§ Request: Gather all lines from the material that contain the word "this".

§ Material provided:

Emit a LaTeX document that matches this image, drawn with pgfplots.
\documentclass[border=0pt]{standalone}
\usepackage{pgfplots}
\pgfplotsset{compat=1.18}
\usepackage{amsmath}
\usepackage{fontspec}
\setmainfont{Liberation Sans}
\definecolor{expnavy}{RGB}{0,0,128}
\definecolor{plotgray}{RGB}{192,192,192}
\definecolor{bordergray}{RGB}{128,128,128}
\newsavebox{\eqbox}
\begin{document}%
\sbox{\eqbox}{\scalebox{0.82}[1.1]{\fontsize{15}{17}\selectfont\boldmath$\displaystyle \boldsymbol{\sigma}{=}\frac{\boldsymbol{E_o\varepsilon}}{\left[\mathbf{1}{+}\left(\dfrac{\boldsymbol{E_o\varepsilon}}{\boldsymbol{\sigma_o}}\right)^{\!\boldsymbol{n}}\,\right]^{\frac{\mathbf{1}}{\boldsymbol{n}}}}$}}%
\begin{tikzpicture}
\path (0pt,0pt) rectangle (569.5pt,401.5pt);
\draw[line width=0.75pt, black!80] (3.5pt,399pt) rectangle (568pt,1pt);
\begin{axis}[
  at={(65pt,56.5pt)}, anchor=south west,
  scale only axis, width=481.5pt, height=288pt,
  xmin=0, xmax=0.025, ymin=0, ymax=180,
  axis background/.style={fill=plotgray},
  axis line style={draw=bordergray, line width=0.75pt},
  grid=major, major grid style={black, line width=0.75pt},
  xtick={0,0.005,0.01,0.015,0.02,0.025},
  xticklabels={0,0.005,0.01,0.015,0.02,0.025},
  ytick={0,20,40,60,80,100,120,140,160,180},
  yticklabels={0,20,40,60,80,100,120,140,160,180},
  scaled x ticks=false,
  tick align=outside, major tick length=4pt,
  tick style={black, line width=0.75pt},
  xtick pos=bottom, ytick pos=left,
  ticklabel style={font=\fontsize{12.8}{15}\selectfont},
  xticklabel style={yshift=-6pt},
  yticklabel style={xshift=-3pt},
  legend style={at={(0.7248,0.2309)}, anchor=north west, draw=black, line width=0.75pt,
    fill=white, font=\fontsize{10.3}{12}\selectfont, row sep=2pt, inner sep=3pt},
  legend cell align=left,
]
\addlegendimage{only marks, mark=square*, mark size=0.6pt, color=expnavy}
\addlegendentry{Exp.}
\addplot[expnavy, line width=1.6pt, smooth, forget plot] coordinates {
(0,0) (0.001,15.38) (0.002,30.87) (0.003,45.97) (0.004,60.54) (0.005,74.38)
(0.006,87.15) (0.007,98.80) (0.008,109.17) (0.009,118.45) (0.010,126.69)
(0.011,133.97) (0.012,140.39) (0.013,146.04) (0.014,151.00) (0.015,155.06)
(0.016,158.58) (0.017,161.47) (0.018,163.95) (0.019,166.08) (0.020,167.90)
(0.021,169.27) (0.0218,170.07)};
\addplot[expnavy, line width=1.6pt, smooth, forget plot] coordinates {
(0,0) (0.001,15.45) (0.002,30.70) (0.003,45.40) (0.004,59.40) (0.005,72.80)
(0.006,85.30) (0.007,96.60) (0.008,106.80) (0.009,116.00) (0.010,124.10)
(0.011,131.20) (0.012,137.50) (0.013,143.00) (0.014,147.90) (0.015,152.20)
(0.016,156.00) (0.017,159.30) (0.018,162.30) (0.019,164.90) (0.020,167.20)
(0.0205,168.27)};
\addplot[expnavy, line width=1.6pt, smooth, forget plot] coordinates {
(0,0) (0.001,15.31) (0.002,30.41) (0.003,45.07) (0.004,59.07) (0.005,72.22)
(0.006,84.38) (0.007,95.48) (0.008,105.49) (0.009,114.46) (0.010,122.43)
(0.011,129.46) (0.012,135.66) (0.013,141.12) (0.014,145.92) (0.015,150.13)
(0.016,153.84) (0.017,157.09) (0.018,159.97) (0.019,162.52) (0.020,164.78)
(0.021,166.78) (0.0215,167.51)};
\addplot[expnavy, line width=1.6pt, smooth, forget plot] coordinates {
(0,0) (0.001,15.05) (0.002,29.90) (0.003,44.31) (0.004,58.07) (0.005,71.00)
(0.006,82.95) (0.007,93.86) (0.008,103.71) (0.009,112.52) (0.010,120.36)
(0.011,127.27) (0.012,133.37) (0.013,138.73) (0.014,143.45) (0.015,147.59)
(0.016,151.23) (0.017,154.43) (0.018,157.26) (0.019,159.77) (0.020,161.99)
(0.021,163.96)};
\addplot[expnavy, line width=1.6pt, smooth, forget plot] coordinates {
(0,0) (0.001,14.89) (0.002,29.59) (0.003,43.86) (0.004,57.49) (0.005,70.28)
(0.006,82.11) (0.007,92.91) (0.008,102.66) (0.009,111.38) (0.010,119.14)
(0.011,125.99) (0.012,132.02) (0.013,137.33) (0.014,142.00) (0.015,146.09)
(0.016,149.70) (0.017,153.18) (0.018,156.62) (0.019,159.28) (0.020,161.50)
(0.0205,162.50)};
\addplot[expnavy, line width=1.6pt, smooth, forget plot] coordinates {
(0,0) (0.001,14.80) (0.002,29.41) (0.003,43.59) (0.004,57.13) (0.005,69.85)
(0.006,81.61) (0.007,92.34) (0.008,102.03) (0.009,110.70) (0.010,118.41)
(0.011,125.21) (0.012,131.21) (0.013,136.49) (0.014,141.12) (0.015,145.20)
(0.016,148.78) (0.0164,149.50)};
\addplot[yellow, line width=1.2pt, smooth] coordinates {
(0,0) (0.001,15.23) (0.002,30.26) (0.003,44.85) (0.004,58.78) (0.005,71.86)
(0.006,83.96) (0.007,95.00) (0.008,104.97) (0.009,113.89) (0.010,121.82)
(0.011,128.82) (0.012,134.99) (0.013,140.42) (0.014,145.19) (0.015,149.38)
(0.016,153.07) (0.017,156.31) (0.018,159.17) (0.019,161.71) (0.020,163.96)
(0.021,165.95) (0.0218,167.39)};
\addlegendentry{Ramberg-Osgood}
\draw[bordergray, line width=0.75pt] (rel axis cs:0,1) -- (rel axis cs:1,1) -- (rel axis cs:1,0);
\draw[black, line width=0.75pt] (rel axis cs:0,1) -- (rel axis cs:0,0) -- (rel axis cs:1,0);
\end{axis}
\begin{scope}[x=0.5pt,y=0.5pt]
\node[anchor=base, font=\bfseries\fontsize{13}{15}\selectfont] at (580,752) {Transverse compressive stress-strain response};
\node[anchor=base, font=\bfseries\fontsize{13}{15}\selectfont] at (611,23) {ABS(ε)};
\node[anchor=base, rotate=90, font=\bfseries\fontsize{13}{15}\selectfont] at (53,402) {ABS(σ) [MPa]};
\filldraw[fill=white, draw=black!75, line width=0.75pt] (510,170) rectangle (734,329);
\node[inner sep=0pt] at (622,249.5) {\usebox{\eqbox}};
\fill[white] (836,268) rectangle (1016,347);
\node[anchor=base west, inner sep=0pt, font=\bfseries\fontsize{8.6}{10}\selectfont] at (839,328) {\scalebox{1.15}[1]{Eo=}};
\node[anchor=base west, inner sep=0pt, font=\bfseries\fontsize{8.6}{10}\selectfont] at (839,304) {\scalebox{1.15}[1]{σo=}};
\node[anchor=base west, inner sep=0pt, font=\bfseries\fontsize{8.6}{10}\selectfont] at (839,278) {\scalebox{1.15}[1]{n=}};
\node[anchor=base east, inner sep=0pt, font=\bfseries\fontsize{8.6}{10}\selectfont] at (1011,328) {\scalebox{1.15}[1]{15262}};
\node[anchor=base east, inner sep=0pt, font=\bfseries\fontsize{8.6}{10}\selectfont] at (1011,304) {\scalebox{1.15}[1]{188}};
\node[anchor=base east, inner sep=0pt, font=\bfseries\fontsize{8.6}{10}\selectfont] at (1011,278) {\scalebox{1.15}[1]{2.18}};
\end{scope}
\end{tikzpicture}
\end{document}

---

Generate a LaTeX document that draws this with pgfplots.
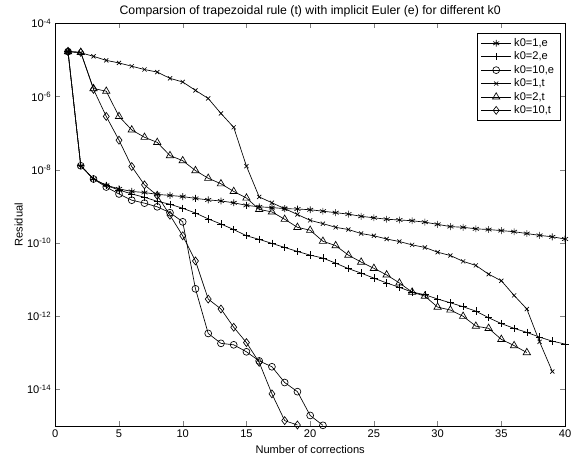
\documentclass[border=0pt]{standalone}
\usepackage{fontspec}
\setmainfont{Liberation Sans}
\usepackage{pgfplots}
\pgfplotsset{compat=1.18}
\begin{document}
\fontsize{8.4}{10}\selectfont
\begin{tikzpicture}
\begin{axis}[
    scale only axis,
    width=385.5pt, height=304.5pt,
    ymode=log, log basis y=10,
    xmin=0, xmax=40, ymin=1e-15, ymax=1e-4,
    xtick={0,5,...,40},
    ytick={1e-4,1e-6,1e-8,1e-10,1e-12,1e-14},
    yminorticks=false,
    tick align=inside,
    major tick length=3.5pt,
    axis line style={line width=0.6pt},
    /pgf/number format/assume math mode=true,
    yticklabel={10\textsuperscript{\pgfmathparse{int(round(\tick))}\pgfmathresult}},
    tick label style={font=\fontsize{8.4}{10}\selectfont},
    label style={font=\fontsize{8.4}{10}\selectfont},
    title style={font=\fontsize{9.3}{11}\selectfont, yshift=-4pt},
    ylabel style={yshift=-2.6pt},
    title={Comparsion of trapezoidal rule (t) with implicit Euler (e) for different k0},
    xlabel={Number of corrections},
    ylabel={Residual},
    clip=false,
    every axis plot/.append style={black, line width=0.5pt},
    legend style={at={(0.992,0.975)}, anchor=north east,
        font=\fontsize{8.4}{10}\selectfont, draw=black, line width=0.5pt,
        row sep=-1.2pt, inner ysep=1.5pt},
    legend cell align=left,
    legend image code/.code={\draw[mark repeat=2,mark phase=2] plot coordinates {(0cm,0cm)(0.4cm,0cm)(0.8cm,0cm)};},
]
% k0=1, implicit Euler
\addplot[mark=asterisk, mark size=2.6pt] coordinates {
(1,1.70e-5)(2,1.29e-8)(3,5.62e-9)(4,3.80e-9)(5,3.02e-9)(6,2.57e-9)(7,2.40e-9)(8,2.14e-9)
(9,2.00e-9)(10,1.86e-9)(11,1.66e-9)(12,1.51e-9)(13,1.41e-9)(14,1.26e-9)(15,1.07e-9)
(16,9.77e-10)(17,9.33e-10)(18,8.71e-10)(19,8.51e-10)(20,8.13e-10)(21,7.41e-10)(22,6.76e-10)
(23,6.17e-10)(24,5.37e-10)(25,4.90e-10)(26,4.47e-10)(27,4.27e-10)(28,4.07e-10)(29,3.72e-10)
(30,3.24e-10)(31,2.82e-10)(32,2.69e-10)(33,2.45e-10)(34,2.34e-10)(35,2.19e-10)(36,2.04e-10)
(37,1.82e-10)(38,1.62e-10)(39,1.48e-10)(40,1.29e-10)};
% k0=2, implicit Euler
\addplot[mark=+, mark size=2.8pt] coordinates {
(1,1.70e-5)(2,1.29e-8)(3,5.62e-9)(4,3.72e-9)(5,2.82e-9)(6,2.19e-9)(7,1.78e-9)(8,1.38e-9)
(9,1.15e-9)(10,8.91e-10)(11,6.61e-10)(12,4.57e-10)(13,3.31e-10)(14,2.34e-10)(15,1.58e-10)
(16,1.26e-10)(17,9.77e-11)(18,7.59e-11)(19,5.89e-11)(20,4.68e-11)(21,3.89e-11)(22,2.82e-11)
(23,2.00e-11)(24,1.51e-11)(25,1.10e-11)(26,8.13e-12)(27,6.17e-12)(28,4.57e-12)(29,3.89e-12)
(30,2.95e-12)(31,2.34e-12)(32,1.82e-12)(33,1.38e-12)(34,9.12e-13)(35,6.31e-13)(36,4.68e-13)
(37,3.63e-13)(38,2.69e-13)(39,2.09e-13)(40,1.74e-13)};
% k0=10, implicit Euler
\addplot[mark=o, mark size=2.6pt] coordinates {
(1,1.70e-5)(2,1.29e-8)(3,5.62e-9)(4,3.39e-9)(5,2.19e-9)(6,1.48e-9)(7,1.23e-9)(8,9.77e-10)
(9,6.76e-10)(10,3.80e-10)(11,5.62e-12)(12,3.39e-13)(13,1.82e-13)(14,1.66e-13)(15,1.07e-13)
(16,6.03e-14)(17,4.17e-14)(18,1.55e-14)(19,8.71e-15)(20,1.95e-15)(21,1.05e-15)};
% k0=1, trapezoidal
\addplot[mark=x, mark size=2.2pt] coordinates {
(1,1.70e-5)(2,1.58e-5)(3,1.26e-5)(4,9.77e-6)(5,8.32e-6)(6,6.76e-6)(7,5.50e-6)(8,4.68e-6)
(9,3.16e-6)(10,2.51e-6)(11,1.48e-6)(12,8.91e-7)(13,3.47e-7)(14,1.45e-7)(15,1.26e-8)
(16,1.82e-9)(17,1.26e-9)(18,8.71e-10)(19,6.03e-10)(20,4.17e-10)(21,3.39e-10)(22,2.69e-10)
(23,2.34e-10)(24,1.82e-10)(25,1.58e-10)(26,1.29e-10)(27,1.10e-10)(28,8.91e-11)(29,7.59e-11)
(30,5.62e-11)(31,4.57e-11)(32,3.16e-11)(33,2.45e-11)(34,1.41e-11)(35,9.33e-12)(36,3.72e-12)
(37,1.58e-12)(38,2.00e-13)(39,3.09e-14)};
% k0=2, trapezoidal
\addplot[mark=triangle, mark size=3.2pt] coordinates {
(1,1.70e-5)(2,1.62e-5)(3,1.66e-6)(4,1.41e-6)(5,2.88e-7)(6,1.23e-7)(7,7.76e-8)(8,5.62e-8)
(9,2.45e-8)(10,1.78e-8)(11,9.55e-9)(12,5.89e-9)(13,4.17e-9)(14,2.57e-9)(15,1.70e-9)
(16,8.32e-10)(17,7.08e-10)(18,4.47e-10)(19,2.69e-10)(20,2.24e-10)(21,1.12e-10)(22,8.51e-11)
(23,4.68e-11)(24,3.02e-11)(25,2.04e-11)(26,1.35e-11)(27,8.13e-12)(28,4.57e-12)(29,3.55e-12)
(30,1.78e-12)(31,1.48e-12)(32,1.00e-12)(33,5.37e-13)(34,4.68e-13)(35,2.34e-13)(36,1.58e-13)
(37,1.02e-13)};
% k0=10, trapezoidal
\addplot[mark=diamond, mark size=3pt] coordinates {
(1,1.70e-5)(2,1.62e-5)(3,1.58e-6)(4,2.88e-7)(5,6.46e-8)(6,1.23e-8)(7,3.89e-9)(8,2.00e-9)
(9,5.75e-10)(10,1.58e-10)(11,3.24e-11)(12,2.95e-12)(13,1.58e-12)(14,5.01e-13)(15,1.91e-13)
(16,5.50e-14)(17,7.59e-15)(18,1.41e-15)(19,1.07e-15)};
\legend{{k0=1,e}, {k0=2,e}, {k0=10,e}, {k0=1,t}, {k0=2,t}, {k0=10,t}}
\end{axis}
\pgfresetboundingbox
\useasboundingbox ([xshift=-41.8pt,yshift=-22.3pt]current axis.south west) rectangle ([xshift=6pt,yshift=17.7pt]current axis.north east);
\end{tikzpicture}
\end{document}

---

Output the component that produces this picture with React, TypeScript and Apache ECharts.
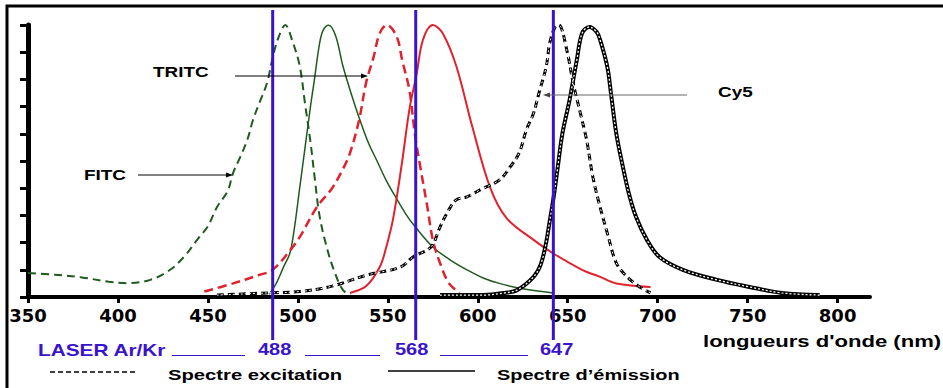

§ Exercise response:
Emit a LaTeX document that matches this image, drawn with pgfplots.
Generate a LaTeX document that draws this with pgfplots.
Output the component that produces this picture with React, TypeScript and Apache ECharts.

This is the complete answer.